As Maureen suggests, I think an important part of whether a program succeeds is whether parents choose the program for their academically-able children. That's true for STEM at Cleveland or the APP program at TM. So, I think that it's important to make the information one passes on about programs fact-based.
It's also important not to be fraudulent cheerleaders for programs that aren't working. SP's impression of a tour of STEM actually taken: great. Information about the size of the classes at TM: also great. But, we can kill programs at their inception if we pass on rumors/innuendo/unsupported opinion/unreliable second hand info.
If I were interested in the Cleveland program and had a 7th grader, I'd be checking out the tour now, and every year until we were making our decision.
Late to the game
48% of the students are Advanced Learners. The school has a reported enrollment of 447, so that's 215 in APP.
The school's goal for the year is to reach at least 80% of students will meeting or exceed state grade level reading standards on the
Measurements of Student Progress (MSP) reading test. Since 98% of the advanced learners are already passing the test, and they are about half of the school, then we can deduce that the target pass rate for the non-APP students is about 63%. Not very ambitious.
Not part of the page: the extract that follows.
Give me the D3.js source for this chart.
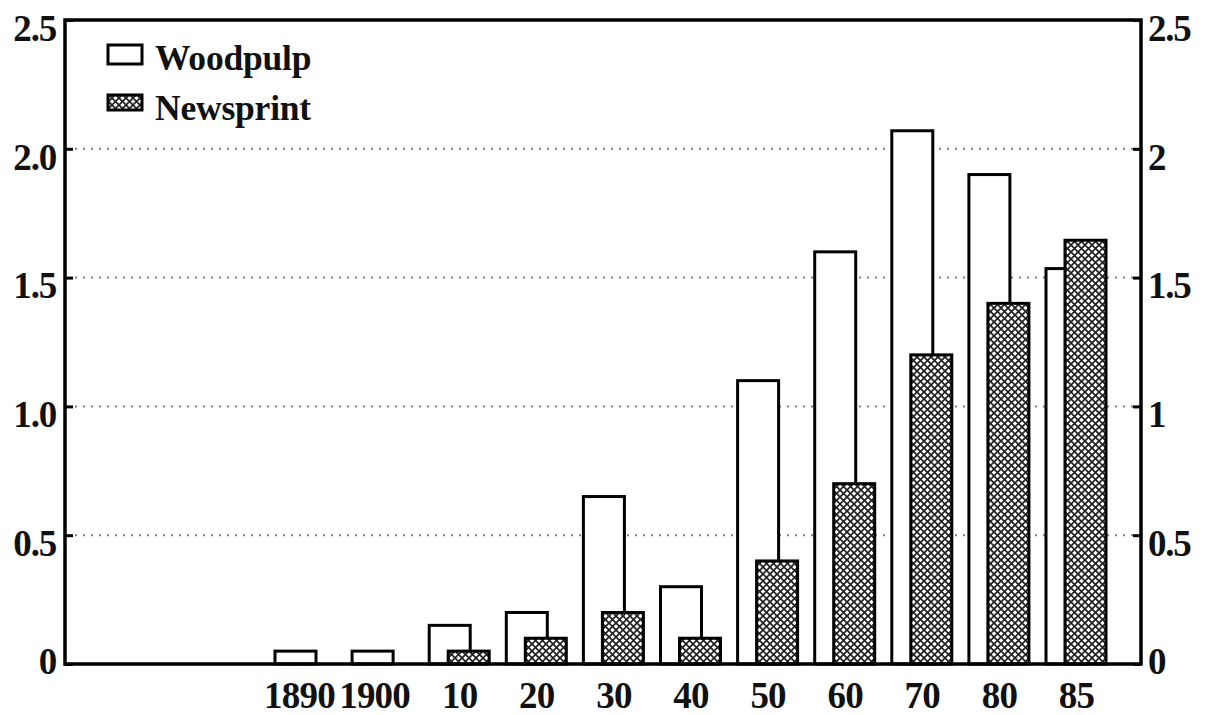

On the math portion the goal is even worse. The school wants to get least 75% of students to pass that test. Since half of the kids are APP, who pass the test at a 97% rate, that would be a pass rate of about 55% for the rest of the school.
Lowell has a stated enrollment of 441 of whom 68% are APP, for an APP enrollment of 300, which is 1.4 times the size of the Thurgood Marshall program.
North of the ship canal, 4 directors, 4 high schools, 120+ Choice seats, including many good choices.
South of the ship canal, 3 directors, 5 high schools, basically no decent choices.
Lowell has 570 students this year - a mix of APP, ALO, special ed and preschool. We are most likely around 75% APP (don't have the exact number) or a bit more...or at least it feels that way.
For October 1, 2010, Thurgood Marshall had a total enrollment of 411 (plus 4.5 pre-school), and Lowell had a total enrollment of 523 (plus 12.5 pre-school).
There is no programmatic breakdown available.
A parent
Of course, importing APP into the building, as everyone knows, caused the other kids to lose their Title One funds, without any up side that I can see (certainly the Thurgood Marshall APP parents don't raise $200,000 in private funds, more like a quarter of that). Also, and this is a non-obvious point, the kindergarten is not free, because, while the kindergarten itself has a FRE percentage that would make it free, the whole school no longer does, which is . . . interesting. And the notations about how the APP student scores are used to make the whole school look "improved" have been made ad nauseum. But I would hate for parents not to take advantage of a great program because of comments like Gavroche's (and I usually agree with much of what Gavroche posts).